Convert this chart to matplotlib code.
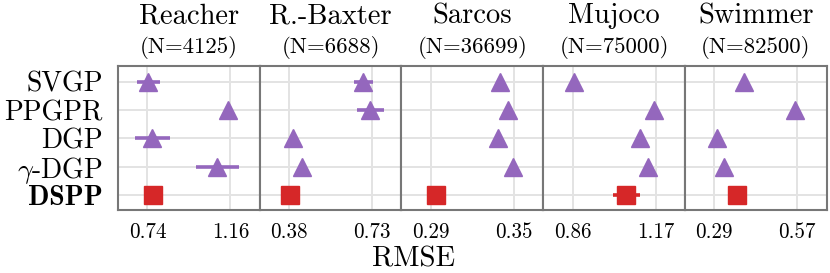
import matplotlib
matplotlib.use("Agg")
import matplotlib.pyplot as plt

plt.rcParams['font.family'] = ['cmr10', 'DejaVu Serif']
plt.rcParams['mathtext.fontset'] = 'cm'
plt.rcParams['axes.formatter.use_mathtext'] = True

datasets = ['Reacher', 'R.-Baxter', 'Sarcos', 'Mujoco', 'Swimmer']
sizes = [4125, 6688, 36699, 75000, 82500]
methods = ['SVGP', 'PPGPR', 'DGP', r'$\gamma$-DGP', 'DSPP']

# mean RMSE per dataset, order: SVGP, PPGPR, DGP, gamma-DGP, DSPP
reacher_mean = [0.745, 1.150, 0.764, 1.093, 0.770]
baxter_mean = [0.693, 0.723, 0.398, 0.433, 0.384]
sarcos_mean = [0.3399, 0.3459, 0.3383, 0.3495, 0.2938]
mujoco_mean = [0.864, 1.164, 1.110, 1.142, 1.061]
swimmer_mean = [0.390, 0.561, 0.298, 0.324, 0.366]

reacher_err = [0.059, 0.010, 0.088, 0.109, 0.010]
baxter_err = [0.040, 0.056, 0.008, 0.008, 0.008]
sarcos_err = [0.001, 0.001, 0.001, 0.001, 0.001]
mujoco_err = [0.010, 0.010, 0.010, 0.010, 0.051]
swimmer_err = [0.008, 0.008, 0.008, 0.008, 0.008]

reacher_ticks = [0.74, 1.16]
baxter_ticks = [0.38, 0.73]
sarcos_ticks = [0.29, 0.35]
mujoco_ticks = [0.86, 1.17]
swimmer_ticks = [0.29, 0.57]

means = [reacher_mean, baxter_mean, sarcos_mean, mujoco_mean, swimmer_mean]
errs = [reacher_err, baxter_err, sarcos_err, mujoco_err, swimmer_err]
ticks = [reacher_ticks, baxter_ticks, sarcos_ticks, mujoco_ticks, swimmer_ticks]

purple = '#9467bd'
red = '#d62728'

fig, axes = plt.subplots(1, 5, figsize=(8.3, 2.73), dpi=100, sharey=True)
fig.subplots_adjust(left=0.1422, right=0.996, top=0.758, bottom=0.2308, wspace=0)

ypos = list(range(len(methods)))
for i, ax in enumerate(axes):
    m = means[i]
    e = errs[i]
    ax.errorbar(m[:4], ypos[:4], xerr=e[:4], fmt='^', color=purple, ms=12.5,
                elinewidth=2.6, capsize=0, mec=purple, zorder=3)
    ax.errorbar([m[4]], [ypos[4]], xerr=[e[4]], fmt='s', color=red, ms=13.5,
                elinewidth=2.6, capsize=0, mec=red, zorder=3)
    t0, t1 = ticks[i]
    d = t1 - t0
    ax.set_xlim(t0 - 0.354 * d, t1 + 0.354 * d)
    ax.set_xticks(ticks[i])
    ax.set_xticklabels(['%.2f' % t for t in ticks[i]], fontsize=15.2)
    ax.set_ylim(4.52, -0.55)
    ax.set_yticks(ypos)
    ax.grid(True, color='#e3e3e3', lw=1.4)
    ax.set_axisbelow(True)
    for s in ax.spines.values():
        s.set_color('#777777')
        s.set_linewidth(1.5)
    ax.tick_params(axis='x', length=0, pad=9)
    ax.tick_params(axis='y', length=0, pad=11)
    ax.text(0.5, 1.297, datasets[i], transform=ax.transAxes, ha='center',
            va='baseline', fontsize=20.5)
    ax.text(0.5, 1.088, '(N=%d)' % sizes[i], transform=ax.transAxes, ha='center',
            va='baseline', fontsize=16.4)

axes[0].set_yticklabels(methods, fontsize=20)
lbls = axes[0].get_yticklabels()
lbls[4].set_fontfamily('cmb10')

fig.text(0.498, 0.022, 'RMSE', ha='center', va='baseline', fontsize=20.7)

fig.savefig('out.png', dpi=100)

○ ○ ○ ○

:: Given problem ::
Copy out each line exactly, without the pictures.

:: Correct result ::
Convert this chart to matplotlib code.
import matplotlib
matplotlib.use("Agg")
import matplotlib.pyplot as plt

plt.rcParams['font.family'] = ['cmr10', 'DejaVu Serif']
plt.rcParams['mathtext.fontset'] = 'cm'
plt.rcParams['axes.formatter.use_mathtext'] = True

datasets = ['Reacher', 'R.-Baxter', 'Sarcos', 'Mujoco', 'Swimmer']
sizes = [4125, 6688, 36699, 75000, 82500]
methods = ['SVGP', 'PPGPR', 'DGP', r'$\gamma$-DGP', 'DSPP']

# mean RMSE per dataset, order: SVGP, PPGPR, DGP, gamma-DGP, DSPP
reacher_mean = [0.745, 1.150, 0.764, 1.093, 0.770]
baxter_mean = [0.693, 0.723, 0.398, 0.433, 0.384]
sarcos_mean = [0.3399, 0.3459, 0.3383, 0.3495, 0.2938]
mujoco_mean = [0.864, 1.164, 1.110, 1.142, 1.061]
swimmer_mean = [0.390, 0.561, 0.298, 0.324, 0.366]

reacher_err = [0.059, 0.010, 0.088, 0.109, 0.010]
baxter_err = [0.040, 0.056, 0.008, 0.008, 0.008]
sarcos_err = [0.001, 0.001, 0.001, 0.001, 0.001]
mujoco_err = [0.010, 0.010, 0.010, 0.010, 0.051]
swimmer_err = [0.008, 0.008, 0.008, 0.008, 0.008]

reacher_ticks = [0.74, 1.16]
baxter_ticks = [0.38, 0.73]
sarcos_ticks = [0.29, 0.35]
mujoco_ticks = [0.86, 1.17]
swimmer_ticks = [0.29, 0.57]

means = [reacher_mean, baxter_mean, sarcos_mean, mujoco_mean, swimmer_mean]
errs = [reacher_err, baxter_err, sarcos_err, mujoco_err, swimmer_err]
ticks = [reacher_ticks, baxter_ticks, sarcos_ticks, mujoco_ticks, swimmer_ticks]

purple = '#9467bd'
red = '#d62728'

fig, axes = plt.subplots(1, 5, figsize=(8.3, 2.73), dpi=100, sharey=True)
fig.subplots_adjust(left=0.1422, right=0.996, top=0.758, bottom=0.2308, wspace=0)

ypos = list(range(len(methods)))
for i, ax in enumerate(axes):
    m = means[i]
    e = errs[i]
    ax.errorbar(m[:4], ypos[:4], xerr=e[:4], fmt='^', color=purple, ms=12.5,
                elinewidth=2.6, capsize=0, mec=purple, zorder=3)
    ax.errorbar([m[4]], [ypos[4]], xerr=[e[4]], fmt='s', color=red, ms=13.5,
                elinewidth=2.6, capsize=0, mec=red, zorder=3)
    t0, t1 = ticks[i]
    d = t1 - t0
    ax.set_xlim(t0 - 0.354 * d, t1 + 0.354 * d)
    ax.set_xticks(ticks[i])
    ax.set_xticklabels(['%.2f' % t for t in ticks[i]], fontsize=15.2)
    ax.set_ylim(4.52, -0.55)
    ax.set_yticks(ypos)
    ax.grid(True, color='#e3e3e3', lw=1.4)
    ax.set_axisbelow(True)
    for s in ax.spines.values():
        s.set_color('#777777')
        s.set_linewidth(1.5)
    ax.tick_params(axis='x', length=0, pad=9)
    ax.tick_params(axis='y', length=0, pad=11)
    ax.text(0.5, 1.297, datasets[i], transform=ax.transAxes, ha='center',
            va='baseline', fontsize=20.5)
    ax.text(0.5, 1.088, '(N=%d)' % sizes[i], transform=ax.transAxes, ha='center',
            va='baseline', fontsize=16.4)

axes[0].set_yticklabels(methods, fontsize=20)
lbls = axes[0].get_yticklabels()
lbls[4].set_fontfamily('cmb10')

fig.text(0.498, 0.022, 'RMSE', ha='center', va='baseline', fontsize=20.7)

fig.savefig('out.png', dpi=100)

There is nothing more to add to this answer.